WHAT YOU ARE ASKED TO DO.
Restate the data word for word and leave the images out.

DATASET SECTION.

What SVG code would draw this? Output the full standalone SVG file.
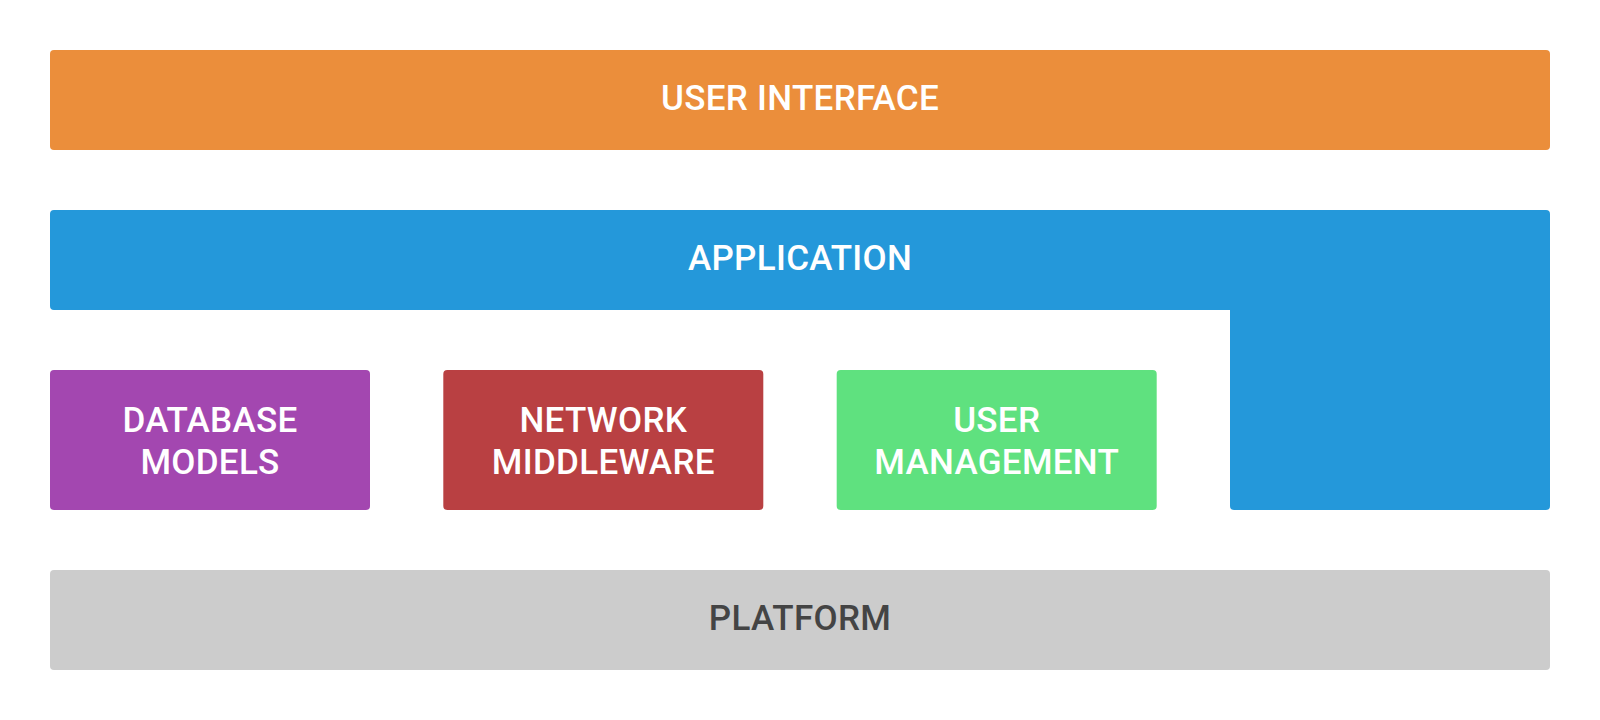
<svg xmlns="http://www.w3.org/2000/svg" width="1600" height="720" viewBox="0 0 1600 720">
<style>
  .lbl { font-family: Roboto, "Liberation Sans", sans-serif; font-size: 35px; font-weight: 500; letter-spacing: 0.3px; fill: #ffffff; text-anchor: middle; }
  .dark { fill: #444444; }
</style>
<rect width="1600" height="720" fill="#ffffff"/>
<g id="user-interface">
  <rect x="50" y="50" width="1500" height="100" rx="4" fill="#EB8E3B"/>
  <text class="lbl" x="800" y="110">USER INTERFACE</text>
</g>
<g id="application">
  <path d="M54 210 H1546 Q1550 210 1550 214 V506 Q1550 510 1546 510 H1234 Q1230 510 1230 506 V310 H54 Q50 310 50 306 V214 Q50 210 54 210 Z" fill="#2498DA"/>
  <text class="lbl" x="800" y="270">APPLICATION</text>
</g>
<g id="database-models">
  <rect x="50" y="370" width="320" height="140" rx="4" fill="#A347B0"/>
  <text class="lbl" x="210" y="431.5">DATABASE</text>
  <text class="lbl" x="210" y="474">MODELS</text>
</g>
<g id="network-middleware">
  <rect x="443.3" y="370" width="320" height="140" rx="4" fill="#B94042"/>
  <text class="lbl" x="603.3" y="431.5">NETWORK</text>
  <text class="lbl" x="603.3" y="474">MIDDLEWARE</text>
</g>
<g id="user-management">
  <rect x="836.7" y="370" width="320" height="140" rx="4" fill="#5FE17F"/>
  <text class="lbl" x="996.7" y="431.5">USER</text>
  <text class="lbl" x="996.7" y="474">MANAGEMENT</text>
</g>
<g id="platform">
  <rect x="50" y="570" width="1500" height="100" rx="4" fill="#CCCCCC"/>
  <text class="lbl dark" x="800" y="630">PLATFORM</text>
</g>
<g id="connectors"></g>
</svg>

RESULT FOR THIS EXERCISE.
What SVG code would draw this? Output the full standalone SVG file.
<svg xmlns="http://www.w3.org/2000/svg" width="1600" height="720" viewBox="0 0 1600 720">
<style>
  .lbl { font-family: Roboto, "Liberation Sans", sans-serif; font-size: 35px; font-weight: 500; letter-spacing: 0.3px; fill: #ffffff; text-anchor: middle; }
  .dark { fill: #444444; }
</style>
<rect width="1600" height="720" fill="#ffffff"/>
<g id="user-interface">
  <rect x="50" y="50" width="1500" height="100" rx="4" fill="#EB8E3B"/>
  <text class="lbl" x="800" y="110">USER INTERFACE</text>
</g>
<g id="application">
  <path d="M54 210 H1546 Q1550 210 1550 214 V506 Q1550 510 1546 510 H1234 Q1230 510 1230 506 V310 H54 Q50 310 50 306 V214 Q50 210 54 210 Z" fill="#2498DA"/>
  <text class="lbl" x="800" y="270">APPLICATION</text>
</g>
<g id="database-models">
  <rect x="50" y="370" width="320" height="140" rx="4" fill="#A347B0"/>
  <text class="lbl" x="210" y="431.5">DATABASE</text>
  <text class="lbl" x="210" y="474">MODELS</text>
</g>
<g id="network-middleware">
  <rect x="443.3" y="370" width="320" height="140" rx="4" fill="#B94042"/>
  <text class="lbl" x="603.3" y="431.5">NETWORK</text>
  <text class="lbl" x="603.3" y="474">MIDDLEWARE</text>
</g>
<g id="user-management">
  <rect x="836.7" y="370" width="320" height="140" rx="4" fill="#5FE17F"/>
  <text class="lbl" x="996.7" y="431.5">USER</text>
  <text class="lbl" x="996.7" y="474">MANAGEMENT</text>
</g>
<g id="platform">
  <rect x="50" y="570" width="1500" height="100" rx="4" fill="#CCCCCC"/>
  <text class="lbl dark" x="800" y="630">PLATFORM</text>
</g>
<g id="connectors"></g>
</svg>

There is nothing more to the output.